Republican Governor Glenn Youngkin’s approval rating is at 49% in Virginia, in contrast to Democratic President Joe Biden’s paltry 39% in Virginia and 40% nationally — with 55.4% of all respondents viewing Biden unfavorably.
Meanwhile, the generic ballot has Republicans up by 0.3, which doesn’t seem like much until you realize that most GOP tidal waves show Republicans up by a smidge until the real numbers come in.
Sometimes and in some things PR firms and public relations officers (PAOs) get a bit ahead of their skis. In short, they drink their own Kool Aid and demand that others do likewise.
The problem with this sort of groupthink is that it isn’t thinking at all. Yet there is a sentiment that exists in Virginia political circles that Youngkin’s political handlers — Axios Strategies among them — manufactured a strategy for victory out of whole cloth.
It is pure nonsense, of course.
First and foremost, Virginia’s fortunes rise and fall with Washington. The old adage “if you’re in, you’re out” holds mostly true for Virginia politics. Youngkin was in trouble most of the month of August until Biden unilaterally withdrew from Afghanistan. When Biden’s numbers cratered, Youngkin’s numbers rose. Even then, the margin of victory in Virginia was 50,000 votes — not exactly a landslide or a repudiation of the political left.
Second, honest observers will recognize that most of what unites Virginia Republicans is the mendacity of the political left.
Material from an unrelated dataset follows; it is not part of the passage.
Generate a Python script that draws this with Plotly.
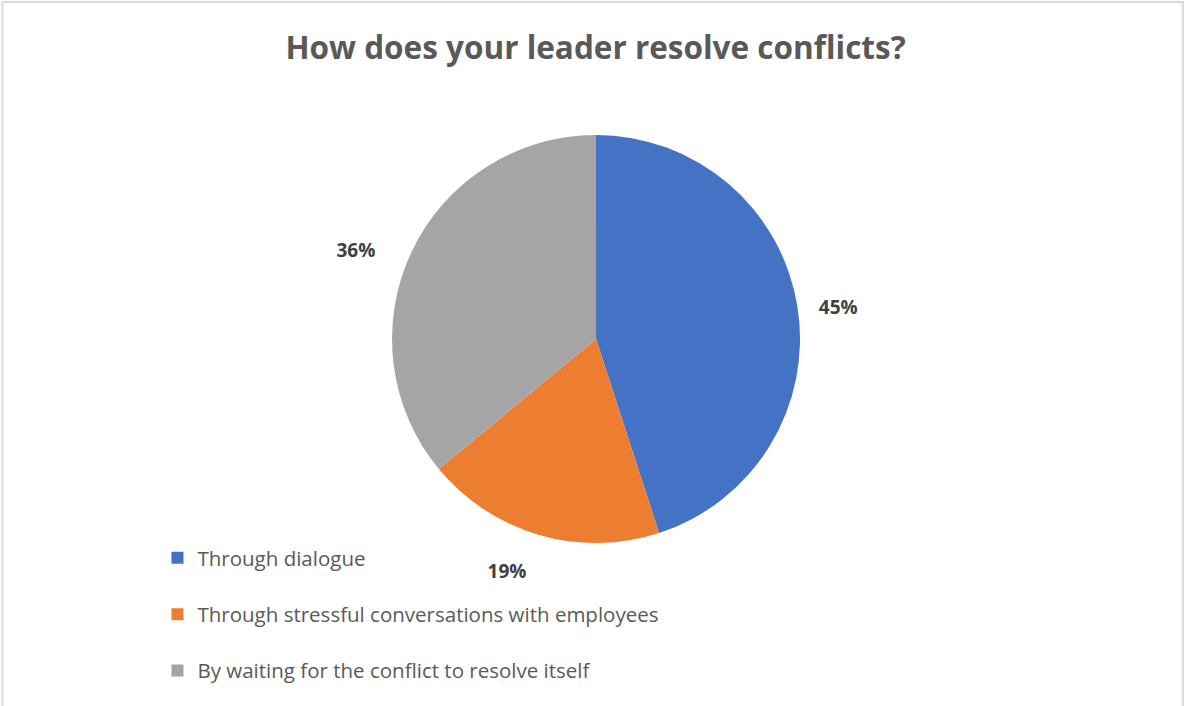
import plotly.graph_objects as go

# data
labels = ["Through dialogue",
          "Through stressful conversations with employees",
          "By waiting for the conflict to resolve itself"]
shares = [45, 19, 36]
colors = ["#4472C4", "#ED7D31", "#A5A5A5"]

# padding so the outside labels sit a bit further from the rim, like Excel does
nb = "\u00a0"
label_fmt = [nb * 3 + "%{percent:.0%}",
             " <br>%{percent:.0%}",
             "%{percent:.0%}" + nb * 6]

fig = go.Figure()

fig.add_trace(go.Pie(
    labels=[l + "<br> " for l in labels],  # extra blank line to space out legend rows
    values=shares,
    sort=False,
    direction="clockwise",
    rotation=0,
    marker=dict(colors=colors, line=dict(width=0)),
    texttemplate=label_fmt,
    textposition="outside",
    textfont=dict(family="Open Sans", size=19, color="#404040", weight="bold"),
    hoverinfo="label+percent",
    domain=dict(x=[0.2, 0.8068], y=[0.2309, 0.8088]),
    showlegend=True,
))

fig.update_layout(
    width=1184,
    height=706,
    paper_bgcolor="white",
    plot_bgcolor="white",
    margin=dict(l=0, r=0, t=0, b=0, autoexpand=False),
    title=dict(
        text="<b>How does your leader resolve conflicts?</b>",
        x=0.503, xanchor="center",
        y=0.932, yanchor="middle",
        font=dict(family="Open Sans", size=31.5, color="#595959"),
    ),
    legend=dict(
        x=0.133, xanchor="left", xref="container",
        y=0.2379, yanchor="top", yref="container",
        valign="top",
        font=dict(family="Open Sans", size=20.5, color="#595959"),
        itemclick=False,
        bgcolor="rgba(0,0,0,0)",
    ),
    shapes=[dict(type="rect", xref="paper", yref="paper",
                 x0=0.002, x1=0.999, y0=-0.01, y1=0.997,
                 line=dict(color="#D9D9D9", width=2))],
)

fig.write_html("out.html", config={"displayModeBar": False},
               post_script="document.body.style.margin='0';")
There is a center-right wave coming in 2022. But much like 2010 and 2014, this wave consists of a righteous anger that knows what it is against rather than what it is decidedly for. Critical Race Theory, gender ideology, Drag Queen Story Hour (TM) and the litany of horribles that the Democrats continue to champion are all signs that they have taken ground and will not concede a single inch.
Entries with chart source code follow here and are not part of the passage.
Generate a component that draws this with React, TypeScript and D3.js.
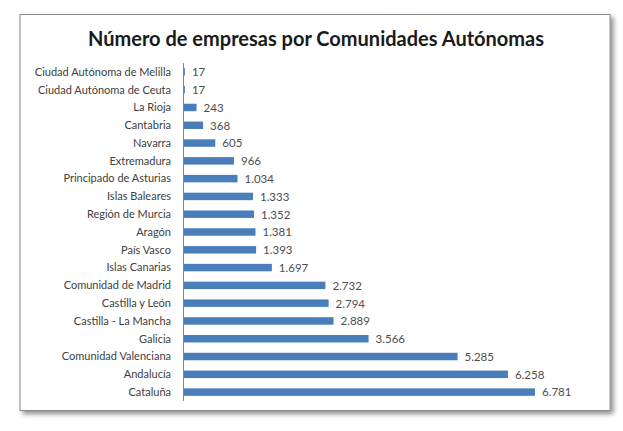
import React from "react";
import * as d3 from "d3";

const categories = [
  "Ciudad Autónoma de Melilla",
  "Ciudad Autónoma de Ceuta",
  "La Rioja",
  "Cantabria",
  "Navarra",
  "Extremadura",
  "Principado de Asturias",
  "Islas Baleares",
  "Región de Murcia",
  "Aragón",
  "País Vasco",
  "Islas Canarias",
  "Comunidad de Madrid",
  "Castilla y León",
  "Castilla - La Mancha",
  "Galicia",
  "Comunidad Valenciana",
  "Andalucía",
  "Cataluña",
];
const values = [17, 17, 243, 368, 605, 966, 1034, 1333, 1352, 1381, 1393, 1697, 2732, 2794, 2889, 3566, 5285, 6258, 6781];
const title = "Número de empresas por Comunidades Autónomas";

const W = 623;
const H = 431;
const locale = d3.formatLocale({ decimal: ",", thousands: ".", grouping: [3], currency: ["", "€"] });
const fmt = locale.format(",d");

export default function App() {
  const x0 = 183;
  const x = d3.scaleLinear().domain([0, 6781]).range([x0, 534]);
  const y = d3.scaleBand<string>().domain(categories).range([63, 401]).paddingInner(0.58).paddingOuter(0.29);
  const font = "Lato, 'Open Sans', sans-serif";
  return (
    <svg width={W} height={H} style={{ position: "absolute", left: 0, top: 0, background: "#fff" }}>
      <defs>
        <filter id="sh" x="-5%" y="-5%" width="112%" height="115%">
          <feDropShadow dx="3" dy="3" stdDeviation="2.5" floodColor="#000" floodOpacity="0.45" />
        </filter>
      </defs>
      <rect x={20} y={14.5} width={590} height={396} fill="#fff" stroke="#8c8c8c" strokeWidth={1} filter="url(#sh)" />
      <text x={316} y={46} textAnchor="middle" fontFamily={font} fontWeight={700} fontSize={20} fill="#1a1a1a">
        {title}
      </text>
      <line x1={x0 + 0.5} x2={x0 + 0.5} y1={63} y2={401} stroke="#868686" strokeWidth={1} />
      {categories.map((c, i) => {
        const yc = (y(c) as number) + y.bandwidth() / 2;
        return (
          <g key={c}>
            <rect x={x0 + 1} y={y(c)} width={x(values[i]) - x0} height={y.bandwidth()} fill="#4a7ebb" />
            <text x={171} y={yc} dy="0.35em" textAnchor="end" fontFamily={font} fontSize={11} fill="#404040">
              {c}
            </text>
            <text x={x(values[i]) + 8} y={yc} dy="0.38em" textAnchor="start" fontFamily={font} fontSize={11.5} fill="#4d4d4d">
              {fmt(values[i])}
            </text>
          </g>
        );
      })}
    </svg>
  );
}
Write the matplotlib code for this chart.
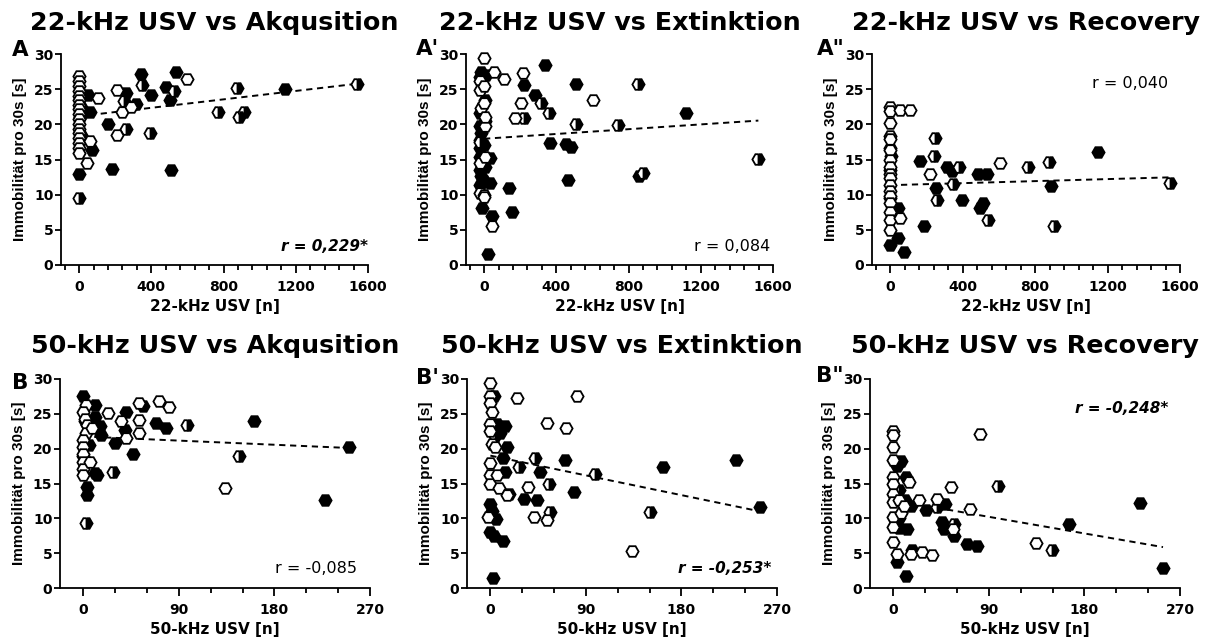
import matplotlib
matplotlib.use("Agg")
import matplotlib.pyplot as plt
import numpy as np

plt.rcParams['font.family'] = ['DejaVu Sans']

# ---------------- data ----------------
# Panel A: 22-kHz USV vs Akquisition
A_filled_x = [0, 50, 60, 72, 161, 180, 259, 317, 345, 400, 483, 501, 510, 538, 1140, 8, 12, 5]
A_filled_y = [12.9, 24.2, 21.8, 16.3, 20.1, 13.6, 24.4, 22.9, 27.2, 24.1, 25.3, 23.4, 13.5, 27.5, 25.0, 22.5, 18.5, 21.0]
A_open_x = [0, 0, 0, 0, 0, 0, 0, 0, 0, 0, 0, 0, 0, 0, 0, 0, 0, 105, 60, 46, 211, 211, 240, 290, 598]
A_open_y = [26.9, 26.1, 25.4, 24.7, 24.0, 23.4, 22.8, 22.2, 21.4, 20.8, 20.1, 19.4, 18.8, 18.0, 17.3, 16.6, 15.9,
            23.8, 17.6, 14.5, 24.9, 18.5, 21.8, 22.5, 26.4]
A_half_x = [0, 248, 259, 350, 391, 528, 767, 877, 883, 914, 1541]
A_half_y = [9.5, 23.3, 19.3, 25.6, 18.7, 24.8, 21.8, 25.1, 21.0, 21.8, 25.8]

# Panel A': 22-kHz USV vs Extinktion
A2_filled_x = [-15, -20, -20, -20, -15, -20, -20, -20, -20, -15, -20, -10, 10, 5, 5, 0, 5, 0,
               33, 33, 46, 20, 138, 152, 222, 284, 336, 363, 455, 483, 464, 510, 859, 1116]
A2_filled_y = [27.5, 26.8, 21.6, 19.7, 18.7, 17.8, 16.6, 15.4, 13.5, 12.6, 11.4, 8.1, 27.0, 23.5, 20.5, 17.0, 14.0, 12.0,
               15.2, 11.6, 6.9, 1.6, 10.9, 7.6, 25.6, 24.2, 28.5, 17.3, 17.2, 16.8, 12.1, 25.7, 12.6, 21.6]
A2_open_x = [0, -20, -20, -15, -20, -20, 0, 5, 0, 5, 5, 57, 112, 46, 171, 217, 207, 602, 0, 0]
A2_open_y = [29.4, 26.2, 24.9, 22.3, 14.5, 10.2, 10.0, 19.7, 23.0, 21.1, 15.4, 27.5, 26.4, 5.5, 20.9, 27.3, 23.1, 23.5, 25.5, 9.7]
A2_half_x = [222, 317, 360, 507, 740, 850, 881, 1519, -20]
A2_half_y = [20.9, 23.0, 21.6, 20.1, 19.9, 25.8, 13.1, 15.1, 17.5]

# Panel A'': 22-kHz USV vs Recovery
A3_open_x = [0, 0, 0, 0, 0, 0, 0, 0, 0, 0, 0, 0, 0, 0, 0, 0, 0, 55, 110, 55, 221, 607]
A3_open_y = [22.4, 21.9, 20.2, 18.3, 17.9, 16.4, 15.0, 14.0, 13.0, 12.3, 11.4, 10.5, 9.8, 8.8, 7.6, 6.4, 5.0,
             22.1, 22.1, 6.7, 12.9, 14.5]
A3_filled_x = [0, 0, 0, 0, 5, 46, 46, 74, 167, 186, 254, 312, 340, 395, 487, 533, 496, 515, 886, 1149]
A3_filled_y = [2.9, 16.7, 9.5, 13.5, 15.5, 8.1, 3.8, 1.8, 14.8, 5.6, 11.0, 14.0, 13.3, 9.3, 13.0, 13.0, 8.1, 8.8, 11.3, 16.0]
A3_half_x = [248, 243, 261, 349, 382, 539, 763, 879, 906, 1544]
A3_half_y = [18.1, 15.5, 9.3, 11.5, 14.0, 6.4, 14.0, 14.7, 5.5, 11.7]

# Panel B: 50-kHz USV vs Akquisition
B_filled_x = [0, 11, 11, 15.5, 17, 3.7, 3.7, 11, 12.4, 29.5, 39, 40, 46.6, 56, 68, 77.6, 161, 228, 250, 2, 5, 0]
B_filled_y = [27.5, 26.2, 24.6, 23.2, 22.0, 14.5, 13.3, 16.5, 16.2, 20.8, 22.7, 25.2, 19.3, 26.1, 23.7, 22.9, 23.9, 12.6, 20.3, 24.0, 20.5, 19.0]
B_open_x = [2.5, 0, 2, 3.7, 2.5, 0, 0, 0, 0, 0, 0, 6, 23, 35.7, 40, 52.8, 52.8, 52, 71, 80.7, 133.5, 8]
B_open_y = [26.2, 25.2, 24.3, 23.4, 22.2, 21.3, 20.2, 19.2, 18.1, 17.1, 16.2, 18.1, 25.1, 23.9, 21.5, 26.6, 24.1, 22.2, 26.8, 26.0, 14.4, 23.0]
B_half_x = [2.5, 28, 97.8, 147]
B_half_y = [9.4, 16.7, 23.4, 19.0]

# Panel B': 50-kHz USV vs Extinktion
B2_open_x = [0, 0, 0, 2, 0, 0, 2, 0, 0, 0, -2, 4.7, 6.3, 7.8, 15.7, 25.1, 35.5, 40.8, 53.4, 53.4, 71.3, 81.6, 133]
B2_open_y = [29.4, 27.6, 26.6, 25.2, 23.5, 22.6, 20.6, 17.9, 16.2, 15.0, 10.2, 20.3, 16.2, 14.3, 13.3, 27.3, 14.5, 10.2, 23.7, 9.7, 23.0, 27.6, 5.3]
B2_filled_x = [3, 6.3, 9.4, 14.1, 15.7, 11.6, 14.1, 0, 2, 0, 3, 5.3, 11.6, 2.2, 17.3, 31.4, 44, 47, 70, 78.5, 163, 231, 254]
B2_filled_y = [27.6, 23.5, 22.3, 23.2, 20.3, 18.6, 16.7, 12.1, 11.1, 8.0, 7.5, 9.9, 6.8, 1.5, 13.5, 12.8, 12.6, 16.7, 18.4, 13.8, 17.3, 18.4, 11.6]
B2_half_x = [26.7, 42.4, 55, 56.5, 98.9, 150, 4]
B2_half_y = [17.4, 18.6, 15.0, 10.9, 16.4, 10.9, 21.8]

# Panel B'': 50-kHz USV vs Recovery
B3_open_x = [0, 0, 0, 0, 0, 0, 0, 0, 0, 0, 0, 3.8, 5.3, 14.7, 16.3, 27.2, 36.6, 7.5, 10, 24, 41, 54, 56, 72, 82, 134]
B3_open_y = [22.6, 21.9, 20.2, 18.4, 15.9, 15.0, 13.5, 12.3, 10.2, 8.7, 6.6, 4.9, 12.6, 15.2, 4.9, 5.2, 4.7, 10.7, 11.8, 12.6, 12.8, 14.5, 8.5, 11.4, 22.1, 6.4]
B3_filled_x = [6.9, 3, 11.6, 5.3, 5.3, 12.5, 3.1, 11.6, 17.9, 16.3, 11, 31, 49, 46, 47.6, 57, 69, 79, 165, 232, 254]
B3_filled_y = [18.3, 17.5, 15.9, 10.1, 8.6, 8.5, 3.7, 1.7, 5.4, 11.8, 12.6, 11.2, 12.1, 9.5, 8.5, 7.5, 6.3, 6.0, 9.2, 12.2, 2.8]
B3_half_x = [41, 57, 99, 149, 5]
B3_half_y = [11.6, 9.2, 14.7, 5.4, 14.0]

# regression lines: intercept, slope
fit_intercept = [21.15, 17.95, 11.35, 21.75, 19.0, 12.6]
fit_slope = [0.0030, 0.0017, 0.00072, -0.0066, -0.0315, -0.0265]

titles = ["22-kHz USV vs Akqusition", "22-kHz USV vs Extinktion", "22-kHz USV vs Recovery",
          "50-kHz USV vs Akqusition", "50-kHz USV vs Extinktion", "50-kHz USV vs Recovery"]
letters = ["A", "A'", 'A"', "B", "B'", 'B"']
r_texts = ["r = 0,229*", "r = 0,084", "r = 0,040", "r = -0,085", "r = -0,253*", "r = -0,248*"]
r_signif = [True, False, False, False, True, True]
xlabels = ["22-kHz USV [n]"] * 3 + ["50-kHz USV [n]"] * 3
ylabel = "Immobilität pro 30s [s]"
x_ticks_top = [0, 400, 800, 1200, 1600]
x_ticks_bottom = [0, 90, 180, 270]
y_ticks = [0, 5, 10, 15, 20, 25, 30]

panels = [
    (A_filled_x, A_filled_y, A_open_x, A_open_y, A_half_x, A_half_y),
    (A2_filled_x, A2_filled_y, A2_open_x, A2_open_y, A2_half_x, A2_half_y),
    (A3_filled_x, A3_filled_y, A3_open_x, A3_open_y, A3_half_x, A3_half_y),
    (B_filled_x, B_filled_y, B_open_x, B_open_y, B_half_x, B_half_y),
    (B2_filled_x, B2_filled_y, B2_open_x, B2_open_y, B2_half_x, B2_half_y),
    (B3_filled_x, B3_filled_y, B3_open_x, B3_open_y, B3_half_x, B3_half_y),
]

# ---------------- layout ----------------
W, H = 1217, 644
fig = plt.figure(figsize=(W / 100, H / 100), dpi=100)
fig.patch.set_facecolor("white")

# (left, right, top, bottom) in pixels
boxes = [(61, 368, 54, 265), (466, 773, 54, 265), (872, 1180, 54, 265),
         (60, 370, 379, 588), (467, 777, 379, 588), (870, 1180, 379, 588)]
letter_pos = [(12, 56), (416, 55), (817, 55), (12, 389), (416, 384), (816, 382)]
r_pos = [(1600, 2.0, 'right'), (1583, 2.0, 'right'), (1534, 25.2, 'right'),
         (258, 2.1, 'right'), (265, 2.1, 'right'), (259, 25.1, 'right')]

mk = dict(ls='none', marker='H', ms=8.8, mew=1.3, mec='black', clip_on=False)

for i, (fx, fy, ox, oy, hx, hy) in enumerate(panels):
    l, r, t, b = boxes[i]
    ax = fig.add_axes([l / W, (H - b) / H, (r - l) / W, (b - t) / H])
    top = i < 3
    ax.set_ylim(0, 30)
    if top:
        ax.set_xlim(-100, 1600)
        ax.set_xticks(x_ticks_top)
        ax.set_xticks(np.arange(-80, 1601, 80), minor=True)
    else:
        ax.set_xlim(-22, 270)
        ax.set_xticks(x_ticks_bottom)
        ax.set_xticks(np.arange(30, 271, 30), minor=True)
    ax.set_yticks(y_ticks)
    for s in ['top', 'right']:
        ax.spines[s].set_visible(False)
    for s in ['left', 'bottom']:
        ax.spines[s].set_linewidth(1.3)
    ax.tick_params(axis='x', which='major', length=6, width=1.3, pad=4.5, labelsize=10)
    ax.tick_params(axis='x', which='minor', length=3.8, width=1.3)
    ax.tick_params(axis='y', which='major', length=4, width=1.3, pad=1.5, labelsize=10)
    for lab in ax.get_xticklabels() + ax.get_yticklabels():
        lab.set_fontweight('bold')

    # regression line
    allx = np.array(list(fx) + list(ox) + list(hx), dtype=float)
    xs = np.array([max(allx.min(), 0), allx.max()])
    ax.plot(xs, fit_intercept[i] + fit_slope[i] * xs, color='black', lw=1.4,
            ls=(0, (3.2, 2.4)), zorder=1)

    ax.plot(fx, fy, mfc='black', zorder=2, **mk)
    ax.plot(hx, hy, mfc='white', mfcalt='black', fillstyle='left', zorder=3, **mk)
    ax.plot(ox, oy, mfc='white', zorder=4, **mk)

    ax.set_title(titles[i], fontsize=18.3, fontweight='bold', pad=17 if top else 19)
    ax.set_xlabel(xlabels[i], fontsize=11, fontweight='bold', labelpad=4)
    ax.set_ylabel(ylabel, fontsize=11, fontweight='bold', family='Liberation Sans')
    ax.yaxis.set_label_coords(-34 / (r - l), 0.5)

    rx, ry, ha = r_pos[i]
    if r_signif[i]:
        ax.text(rx, ry, r_texts[i], ha=ha, va='baseline', fontsize=11,
                fontweight='bold', fontstyle='italic')
    else:
        ax.text(rx, ry, r_texts[i], ha=ha, va='baseline', fontsize=11.5)

    lx, ly = letter_pos[i]
    fig.text(lx / W, 1 - ly / H, letters[i], fontsize=15.5, fontweight='bold',
             ha='left', va='baseline')

fig.savefig("out.png", dpi=100)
Third and perhaps more sobering? Republicans are not in a position to restore sanity — not even a little bit. In the General Assembly? We hold the House of Delegates but not the Virginia Senate. In the Executive Mansion? Youngkin might live there, but the bureaucracy opposes him tooth and nail. The media castigates him, public education fights him, academia is already stonewalling Board of Visitors appointments and community college reforms. In short, it’s not the politicians; it’s the institutions.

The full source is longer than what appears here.